--- COLLECTED MATERIAL ---
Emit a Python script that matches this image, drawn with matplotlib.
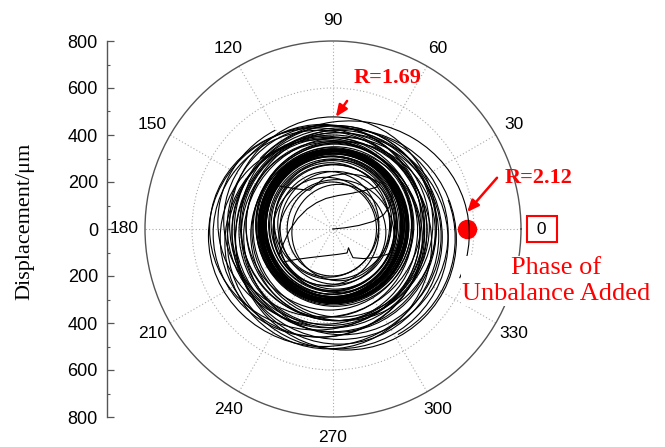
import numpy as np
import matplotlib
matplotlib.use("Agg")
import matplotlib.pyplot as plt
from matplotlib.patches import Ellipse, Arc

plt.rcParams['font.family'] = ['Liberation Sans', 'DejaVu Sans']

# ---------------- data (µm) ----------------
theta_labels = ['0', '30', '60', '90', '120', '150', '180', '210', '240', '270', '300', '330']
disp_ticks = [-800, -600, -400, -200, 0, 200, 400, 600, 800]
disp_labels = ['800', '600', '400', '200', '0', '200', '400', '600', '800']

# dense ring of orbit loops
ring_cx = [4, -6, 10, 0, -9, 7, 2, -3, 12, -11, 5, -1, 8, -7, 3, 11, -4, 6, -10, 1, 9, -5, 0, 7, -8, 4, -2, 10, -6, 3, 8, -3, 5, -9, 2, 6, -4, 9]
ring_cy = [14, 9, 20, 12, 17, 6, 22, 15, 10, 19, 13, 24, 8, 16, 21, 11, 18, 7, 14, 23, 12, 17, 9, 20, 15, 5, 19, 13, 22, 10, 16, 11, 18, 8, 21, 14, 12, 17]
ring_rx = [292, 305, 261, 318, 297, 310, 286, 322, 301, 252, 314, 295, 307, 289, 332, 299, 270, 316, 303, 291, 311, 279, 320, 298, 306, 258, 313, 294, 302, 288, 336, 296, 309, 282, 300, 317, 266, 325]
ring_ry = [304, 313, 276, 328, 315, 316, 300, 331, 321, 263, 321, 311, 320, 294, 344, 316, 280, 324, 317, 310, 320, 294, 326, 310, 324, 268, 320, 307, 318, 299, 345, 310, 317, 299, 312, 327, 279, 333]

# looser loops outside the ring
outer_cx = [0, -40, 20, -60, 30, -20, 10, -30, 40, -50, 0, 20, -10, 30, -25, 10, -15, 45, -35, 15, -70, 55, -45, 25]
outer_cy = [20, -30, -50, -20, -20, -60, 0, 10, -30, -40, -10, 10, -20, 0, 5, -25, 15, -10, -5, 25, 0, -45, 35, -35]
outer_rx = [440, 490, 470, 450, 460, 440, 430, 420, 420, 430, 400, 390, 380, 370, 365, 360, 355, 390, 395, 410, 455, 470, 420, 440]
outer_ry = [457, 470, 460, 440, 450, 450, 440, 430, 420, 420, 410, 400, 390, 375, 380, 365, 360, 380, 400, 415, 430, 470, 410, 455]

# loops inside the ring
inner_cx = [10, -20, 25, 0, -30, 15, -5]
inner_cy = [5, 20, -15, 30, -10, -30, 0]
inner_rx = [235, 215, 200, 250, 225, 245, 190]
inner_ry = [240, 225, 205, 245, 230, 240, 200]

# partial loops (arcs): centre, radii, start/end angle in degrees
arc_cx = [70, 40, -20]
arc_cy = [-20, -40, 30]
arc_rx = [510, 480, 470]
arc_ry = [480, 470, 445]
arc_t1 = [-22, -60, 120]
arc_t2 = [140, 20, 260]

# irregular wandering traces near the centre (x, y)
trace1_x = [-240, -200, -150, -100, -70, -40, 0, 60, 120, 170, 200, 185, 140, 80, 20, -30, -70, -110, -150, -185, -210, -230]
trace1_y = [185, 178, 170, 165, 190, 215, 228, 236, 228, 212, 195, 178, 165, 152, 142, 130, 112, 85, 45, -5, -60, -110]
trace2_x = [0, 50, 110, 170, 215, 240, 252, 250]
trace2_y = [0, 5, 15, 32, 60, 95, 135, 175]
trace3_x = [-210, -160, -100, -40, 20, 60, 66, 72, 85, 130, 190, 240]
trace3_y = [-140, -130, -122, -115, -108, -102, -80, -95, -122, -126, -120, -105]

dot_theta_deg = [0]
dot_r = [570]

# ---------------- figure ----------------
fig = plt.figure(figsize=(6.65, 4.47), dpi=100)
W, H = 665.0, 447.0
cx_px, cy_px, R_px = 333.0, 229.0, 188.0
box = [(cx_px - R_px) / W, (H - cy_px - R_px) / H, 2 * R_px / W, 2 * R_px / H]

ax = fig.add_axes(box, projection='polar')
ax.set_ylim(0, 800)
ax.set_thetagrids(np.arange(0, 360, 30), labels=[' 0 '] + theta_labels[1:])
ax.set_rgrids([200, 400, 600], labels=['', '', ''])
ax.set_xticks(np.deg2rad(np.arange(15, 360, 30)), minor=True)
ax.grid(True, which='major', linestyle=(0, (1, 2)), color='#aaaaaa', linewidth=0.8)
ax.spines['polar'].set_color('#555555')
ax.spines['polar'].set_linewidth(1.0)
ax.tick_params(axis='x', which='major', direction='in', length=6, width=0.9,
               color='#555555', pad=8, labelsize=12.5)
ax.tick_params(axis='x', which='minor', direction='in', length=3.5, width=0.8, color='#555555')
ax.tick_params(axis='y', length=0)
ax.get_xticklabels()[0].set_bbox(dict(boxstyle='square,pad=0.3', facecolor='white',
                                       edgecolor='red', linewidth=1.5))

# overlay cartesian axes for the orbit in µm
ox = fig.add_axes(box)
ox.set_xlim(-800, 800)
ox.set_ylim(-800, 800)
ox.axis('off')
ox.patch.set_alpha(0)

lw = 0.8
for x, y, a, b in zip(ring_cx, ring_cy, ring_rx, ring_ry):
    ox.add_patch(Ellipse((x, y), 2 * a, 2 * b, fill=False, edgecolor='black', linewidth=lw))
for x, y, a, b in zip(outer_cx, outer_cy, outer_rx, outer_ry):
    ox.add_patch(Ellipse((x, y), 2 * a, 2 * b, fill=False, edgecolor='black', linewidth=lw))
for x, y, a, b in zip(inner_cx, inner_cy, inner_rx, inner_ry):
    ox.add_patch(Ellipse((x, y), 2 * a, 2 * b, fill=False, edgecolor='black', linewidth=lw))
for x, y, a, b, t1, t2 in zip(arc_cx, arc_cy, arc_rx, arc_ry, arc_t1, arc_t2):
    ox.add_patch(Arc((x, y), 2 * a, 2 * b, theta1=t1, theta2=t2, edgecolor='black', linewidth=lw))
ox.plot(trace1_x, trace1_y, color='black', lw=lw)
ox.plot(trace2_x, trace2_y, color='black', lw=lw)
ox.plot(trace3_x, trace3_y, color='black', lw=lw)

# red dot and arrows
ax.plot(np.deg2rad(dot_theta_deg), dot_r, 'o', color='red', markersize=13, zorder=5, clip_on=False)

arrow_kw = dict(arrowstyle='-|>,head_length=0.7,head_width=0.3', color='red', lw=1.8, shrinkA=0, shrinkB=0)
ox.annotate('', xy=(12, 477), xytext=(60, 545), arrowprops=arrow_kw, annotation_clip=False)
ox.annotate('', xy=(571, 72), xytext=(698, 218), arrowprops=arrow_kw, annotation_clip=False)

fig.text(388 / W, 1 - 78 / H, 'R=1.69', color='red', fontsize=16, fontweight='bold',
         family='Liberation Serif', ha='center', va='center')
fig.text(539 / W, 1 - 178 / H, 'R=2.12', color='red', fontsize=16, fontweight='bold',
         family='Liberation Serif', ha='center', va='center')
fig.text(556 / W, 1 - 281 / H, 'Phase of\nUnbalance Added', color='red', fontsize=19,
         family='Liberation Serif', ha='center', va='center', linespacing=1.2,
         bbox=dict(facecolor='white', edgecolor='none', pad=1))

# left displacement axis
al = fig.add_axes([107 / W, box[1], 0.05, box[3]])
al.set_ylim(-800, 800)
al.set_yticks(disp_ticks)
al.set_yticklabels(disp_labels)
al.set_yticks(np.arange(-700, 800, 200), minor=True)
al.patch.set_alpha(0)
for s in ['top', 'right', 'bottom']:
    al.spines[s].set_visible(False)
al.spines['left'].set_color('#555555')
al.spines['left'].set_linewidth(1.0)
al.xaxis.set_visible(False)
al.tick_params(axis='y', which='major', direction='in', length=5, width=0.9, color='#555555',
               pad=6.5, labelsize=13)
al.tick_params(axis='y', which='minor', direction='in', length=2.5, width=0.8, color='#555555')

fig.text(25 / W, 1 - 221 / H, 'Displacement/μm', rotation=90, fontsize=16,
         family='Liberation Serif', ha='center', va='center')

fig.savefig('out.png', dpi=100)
---
▶ [EXERCISE]
Reproduce only the lines from the beginning of the data through the line that contains "327, 279, 333]", both included, and please drop the pictures.

▶ [ANSWER TO THIS TASK]
Emit a Python script that matches this image, drawn with matplotlib.
import numpy as np
import matplotlib
matplotlib.use("Agg")
import matplotlib.pyplot as plt
from matplotlib.patches import Ellipse, Arc

plt.rcParams['font.family'] = ['Liberation Sans', 'DejaVu Sans']

# ---------------- data (µm) ----------------
theta_labels = ['0', '30', '60', '90', '120', '150', '180', '210', '240', '270', '300', '330']
disp_ticks = [-800, -600, -400, -200, 0, 200, 400, 600, 800]
disp_labels = ['800', '600', '400', '200', '0', '200', '400', '600', '800']

# dense ring of orbit loops
ring_cx = [4, -6, 10, 0, -9, 7, 2, -3, 12, -11, 5, -1, 8, -7, 3, 11, -4, 6, -10, 1, 9, -5, 0, 7, -8, 4, -2, 10, -6, 3, 8, -3, 5, -9, 2, 6, -4, 9]
ring_cy = [14, 9, 20, 12, 17, 6, 22, 15, 10, 19, 13, 24, 8, 16, 21, 11, 18, 7, 14, 23, 12, 17, 9, 20, 15, 5, 19, 13, 22, 10, 16, 11, 18, 8, 21, 14, 12, 17]
ring_rx = [292, 305, 261, 318, 297, 310, 286, 322, 301, 252, 314, 295, 307, 289, 332, 299, 270, 316, 303, 291, 311, 279, 320, 298, 306, 258, 313, 294, 302, 288, 336, 296, 309, 282, 300, 317, 266, 325]
ring_ry = [304, 313, 276, 328, 315, 316, 300, 331, 321, 263, 321, 311, 320, 294, 344, 316, 280, 324, 317, 310, 320, 294, 326, 310, 324, 268, 320, 307, 318, 299, 345, 310, 317, 299, 312, 327, 279, 333]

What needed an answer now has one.